Son’s Account 'Didn’t Seem Logical'
From the start, the case centered on Holden’s account of what happened that night. He told investigators he had encountered a hitchhiker while stopping for a hamburger after work. According to Holden, the man asked for a ride to a nearby town. Holden agreed to take him part of the way, but when he stopped and said he would go no farther, the man became angry.
Holden said the stranger grabbed a screwdriver from the floor of the truck, threatened to kill him and fought with him outside the vehicle. He eventually drove off, leaving the man behind. Then he spent about 20 minutes driving around before returning home only to see the same man wandering around the property.
To investigators, the story seemed hard to believe. Detectives did not trust Holden, especially after he refused to take a polygraph. They also had reason to look at him closely: Donovan had recently taken out an accidental-death insurance policy naming Holden as the beneficiary, and he was dealing with farming debt at the time.
“He was certainly taken [aback] by my accusation that he had something to do with his mother's death,” Michael Warrington, a retired Delaware State Police detective who worked the case, told the TV series Forensic Files. “But I felt that's the way the interview needed to go, because it just didn't seem logical or likely that the events that he was describing actually took place.”
Still, the physical evidence complicated the case. Investigators found a bloody palm print on a railing and blood on a light switch inside the house that did not belong to Donovan.
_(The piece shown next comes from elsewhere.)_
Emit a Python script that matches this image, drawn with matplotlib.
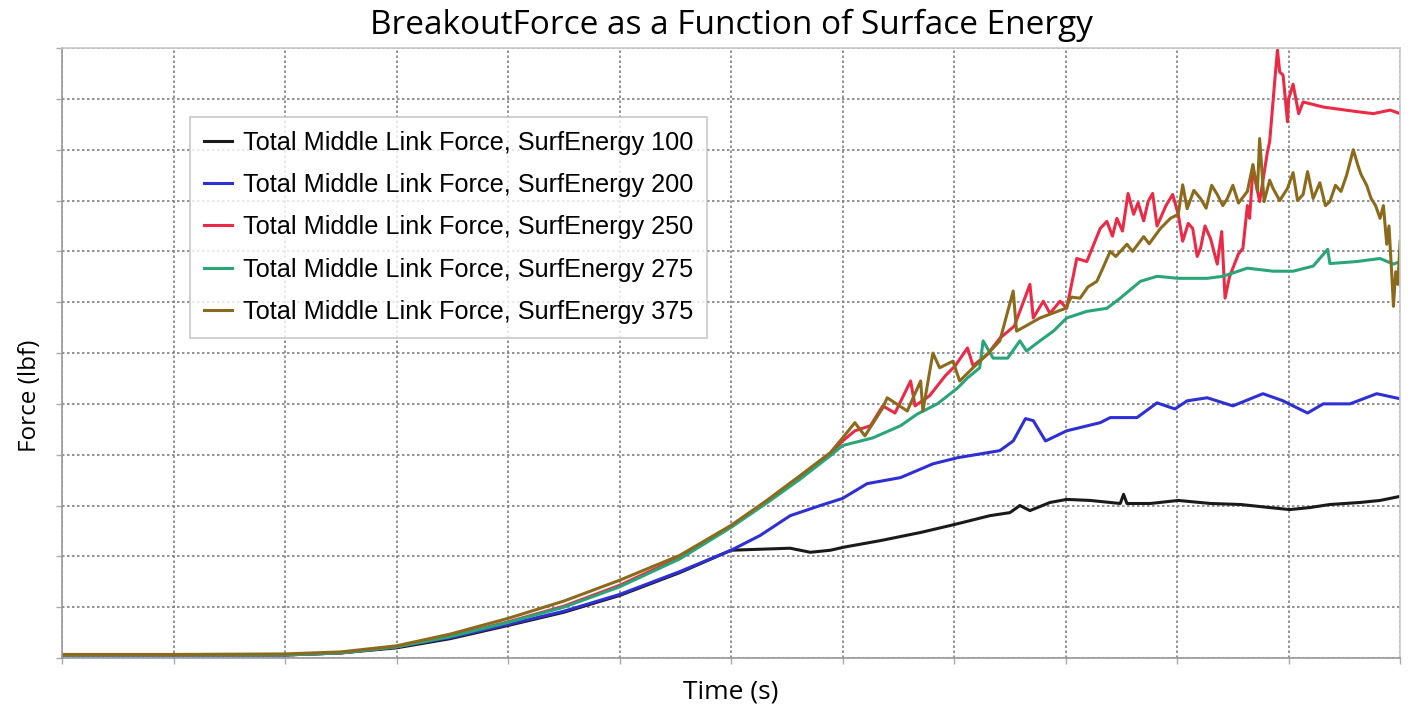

However, the print also did not match Holden’s hand.
Witnesses later helped corroborate part of Holden’s story. Police found people who had been in the parking lot where Holden said he had met the hitchhiker, and they confirmed that a Black man was there looking for a ride and got into Holden’s car. From Holden’s description, investigators also developed a composite sketch of the man.
At the time, detectives suspected Holden may have still been involved and possibly hired someone to kill his mother.
National Database and DNA Match
The case remained unresolved for more than a decade, but Delaware State Police had preserved the bloodstain found on the light switch. By 2005, advances in DNA technology allowed forensic analysts to upload the blood evidence into the Combined DNA Index System (CODIS), a national database used to compare forensic profiles against known offenders and other casework, Jamie Armstrong, CODIS administrator for the Delaware Department of Forensic Science, tells A&E Crime + Investigation.
“If there are consistencies within the two profiles, then CODIS associates the two and it returns a match,” Armstrong says. “We go through a confirmation process to ensure that the profile from that convicted offender matches that of the casework profile. Then we release the personal identifying information to law enforcement as an investigative lead.”
Law enforcement agencies are then able to secure a warrant for a DNA sample from the suspect, Armstrong adds.
The DNA from the bloodstain pointed to Gilbert Cannon, a career criminal who had been living in Delaware at the time of the murder. Cannon had served time for drug and robbery offenses, and police eventually tracked him down at a girlfriend’s home about 40 miles from the Donovan farmhouse.
At first, Cannon denied involvement, but after investigators confronted him with the evidence, he told the truth. Cannon said he had been high on cocaine the night of the murder and was looking for more when he ran into Holden at the fast food restaurant. He claimed Holden agreed to give him a ride, but the two got into a fight when Holden refused to take him all the way into town.
Cannon said Holden eventually drove away, leaving him on the road. He said he then walked past several houses looking for a place to sleep, found Donovan’s home and broke in through the back door. Once inside, he woke Donovan and panicked because she could identify him. He grabbed a screwdriver and stabbed her to death.
Investigators also compared Cannon’s fresh palm print to the bloody print found at the scene; it matched. For detectives, that was the confirmation they had been waiting for.
'A Sword and Shield'
Steve Greenberg, a Chicago-based criminal defense attorney, tells A&E Crime + Investigation that the Donovan case is a reminder that DNA can be both powerful and misunderstood.
“DNA can be a sword and shield,” Greenberg says. “Jurors hear one in a trillion and think that means it has to be the defendant. But it can also exclude a defendant.”
Greenberg added that police and prosecutors often develop a theory early and then refuse to let go of it, even when the evidence points elsewhere. “The law is like a physics experiment,” he says. “For every action there is a reaction. Unfortunately, so many prosecutors and police dig into a theory and then want to be right and win at all costs.”
In the end, the evidence told a story investigators had not been willing to accept at first. Holden’s account of a violent hitchhiker was true. Donovan’s killer was not her son, but it took DNA and the palm print matching Cannon to finally identify him more than 10 years later.
Cannon pleaded guilty to first degree murder and was sentenced to life without parole in 2007.